Néanmoins le film se distingue selon moi par un traitement qui ne renvoie pas forcément dos à dos les hauts gradés et les trouffions, les donneurs d'ordres planqués à l'arrière sous les lambris dorés et la chair à canon qui constitue le gros des troupes, l'élite bourgeoise planquée et les fils du peuple jetés en pâture à l'ennemi. Il choisit plutôt d'opposer aux raisons morales qui ont pu provoquer le déclenchement du feu celles qui à l'heure où prend forme le récit font de ce groupe, pourtant sincère et honnête, le reliquat presque risible et en tout cas dépassé d'une époque finie. Je ne saurais dire si le film réussit cet exercice de pensée, mais l'ensemble forme un point de vue intéressant, passionnant à suivre, dans lequel on ne manquera pas de voir émerger de façon insidieuse, presque comme une épidémie qui n'ayant pas encore été détectée dans les strates de la population n'en est pas moins déjà à l'œuvre, les idéologies à la fois de victimisation et d'opposition à l'évolution sociétale qui mèneront au nazisme, posant déjà face au spectateur déjà au courant de fait, la fin d'une récréation.


Le second postulat développé est donc la présence maléfique de ce tueur, qui poussera l'un des hommes du groupe, qui se trouve en plus d'être le plus gradé militairement un policier dont la réputation reste encore largement présente et effective comme étant un grand enquêteur à mener l'enquête justement, et identifier cet homme, ses motivations, il sera aidé pour cela par une jeune médecin légiste, qui incarne ici de façon manquant parfois de subtilité cette évolution sociétale et donc idéologique qui définit désormais cette Vienne d'entre deux guerres que je développe dans mon précédent paragraphe.

Toutefois si je choisis de traiter cet aspect en second, alors que le film se vend comme un thriller policier, c'est qu'à mon sens cette partie n'a rien de mémorable ou percussif, il est même très classique dans son traitement, y compris la caractérisation des personnages, le déroulé de l'enquête, les pistes suivies à partir des différents indices ou témoignages, les interrogations sur la possible culpabilité de tel ou tel intervenant, puis la résolution du mystère et la confrontation finale avec le tueur.
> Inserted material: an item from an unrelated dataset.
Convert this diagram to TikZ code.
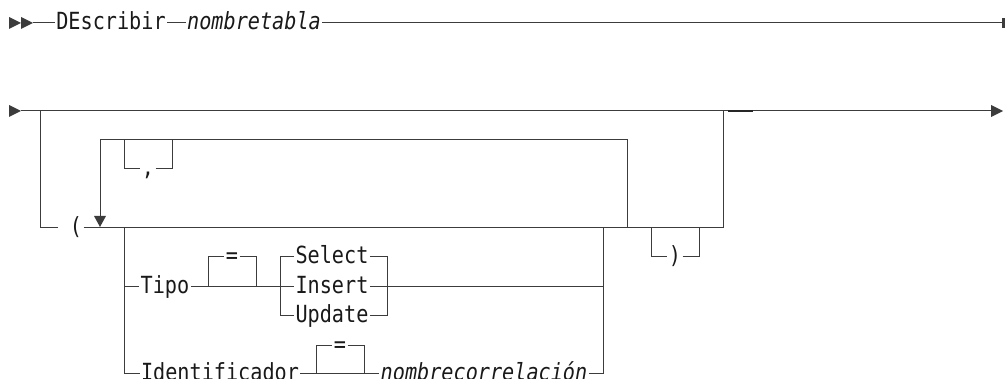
\documentclass[tikz,border=0pt]{standalone}
\usepackage{fontspec}
\usepackage{tikz}
\newfontfamily\railfont[FakeStretch=0.855]{DejaVu Sans Mono}
\definecolor{railgray}{RGB}{60,60,60}
\definecolor{railtext}{RGB}{25,25,25}
% punta de flecha (triangulo hacia la derecha)
\newcommand{\railtip}[2]{\fill[railgray] (#1,#2) ++(0,-6) -- ++(12,6) -- ++(-12,6) -- cycle;}

\begin{document}
\begin{tikzpicture}[x=1pt,y=-1pt,
    rail/.style={railgray,line width=1pt},
    word/.style={inner xsep=1.5pt,inner ysep=0pt,outer sep=0pt,
      text height=13pt,text depth=0pt,text=railtext,
      font=\railfont\fontsize{23.6}{24}\selectfont},
    var/.style={word,font=\railfont\itshape\fontsize{23.6}{24}\selectfont}]
    \useasboundingbox (0,0) rectangle (1005,379);

    % Linea 1: DEscribir nombretabla
    \node[word] (describir) at (111,23) {DEscribir};
    \node[var] (nombretabla) at (254,23) {nombretabla};
    \coordinate (fin1) at (1002,23);
    \railtip{9}{23}
    \railtip{21}{23}
    \draw[rail] (33,23) -- (describir.west)
      (describir.east) -- (nombretabla.west)
      (nombretabla.east) -- (fin1);
    \fill[railgray] (1002,18) rectangle (1005,28);

    % Linea 2: linea principal
    \coordinate (ini2) at (21,111);
    \coordinate (fin2) at (991,111);
    \railtip{9}{111}
    \railtip{991}{111}
    \draw[rail] (ini2) -- (fin2);
    \draw[line width=1.4pt,black!85] (728,111) -- (753,111);

    % Grupo opcional ( ... )
    \node[word] (abre) at (76,228) {(};
    \draw[rail] (40,111) -- (40,228) -- (58,228);
    \draw[rail] (abre.east) -- (723,228) -- (723,111);

    % Bucle de repeticion con coma
    \draw[rail] (627,228) -- (627,140) -- (100,140) -- (100,216);
    \fill[railgray] (94,216) -- (106,216) -- (100,227) -- cycle;
    \node[word] (coma) at (148,169) {,};
    \draw[rail] (124,140) -- (124,169) -- (coma.west)
      (coma.east) -- (172,169) -- (172,140);

    % Opciones: Tipo
    \node[word] (tipo) at (165,287) {Tipo};
    \node[word] (igualtipo) at (232,257) {=};
    \foreach \opc/\y in {Select/257,Insert/287,Update/316}
      \node[word] (\opc) at (332,\y) {\opc};
    \draw[rail] (124,228) -- (124,374);
    \draw[rail] (603,228) -- (603,374);
    \draw[rail] (124,287) -- (tipo.west)
      (tipo.east) -- (Insert.west)
      (Insert.east) -- (603,287);
    \draw[rail] (208,287) -- (208,257) -- (igualtipo.west)
      (igualtipo.east) -- (256,257) -- (256,287);
    \draw[rail] (Select.west) -- (280,257) -- (280,316) -- (Update.west);
    \draw[rail] (Select.east) -- (387,257) -- (387,316) -- (Update.east);

    % Opciones: Identificador
    \node[word] (identificador) at (220,374) {Identificador};
    \node[word] (igualid) at (340,346) {=};
    \node[var] (nombrecorr) at (484,374) {nombrecorrelación};
    \draw[rail] (124,374) -- (identificador.west)
      (identificador.east) -- (nombrecorr.west)
      (nombrecorr.east) -- (603,374);
    \draw[rail] (316,374) -- (316,346) -- (igualid.west)
      (igualid.east) -- (364,346) -- (364,374);

    % Parentesis de cierre opcional
    \node[word] (cierra) at (675,257) {)};
    \draw[rail] (651,228) -- (651,257) -- (cierra.west)
      (cierra.east) -- (699,257) -- (699,228);

\end{tikzpicture}
\end{document}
En réalité ce qui m'a grandement séduit dans cette proposition tient surtout à sa direction artistique et particulièrement son décor, en effet la ville de Vienne apparait comme un personnage, mais même plus encore comme l'illustration parfaite de ce Momentum flou, indéfini, qui met mal à l'aise, qui montre à la fois que les affres du passé percolent encore tandis que l'inconnu d'un futur qui se rêve optimiste ne s'est pas encore totalement dévoilé, une Vienne située tant à la fin d'une époque qu'aux balbutiements d'une autre guère rassurante, ni porteuse d'espoirs. Pour se faire le décor se caractérise par un aspect irréel, des perspectives absurdes, des bâtiments dont la physique feraient saigner des yeux n'importe quel physicien n'ayant même que des notions primaires en gravité, des lignes de fuites impossibles, des incohérences géographiques qu'on croirait sorties d'un tableau surréaliste, l'impression de voir mis en mouvement les dessins de Escher. Ce choix artistique constitue une vraie force, car il a la politesse de ne pas tout de suite nous sauter aux visage et de laisser le scénario, le découpage d'abord nous faire ressentir l'entre deux inconfortable de l'époque dépeinte pour ensuite, une fois qu'on réalise son intangible réalité, appuyer et souligner sans jamais être redondant ce postulat.


Un film dont la promotion met sans doute trop en avant sa part la plus faible mais qui se rattrape par un deuxième axe de narration que j'ai trouvé bien plus abouti et un positionnement graphique inhabituel qui pourra peut-être paraitre comme poseur mais qui m'a totalement séduit et convaincu d'attribuer à cette proposition une note assez élevée et vous inciter à découvrir cette œuvre qui j'en suis sûr ne manquera pas de susciter des débats.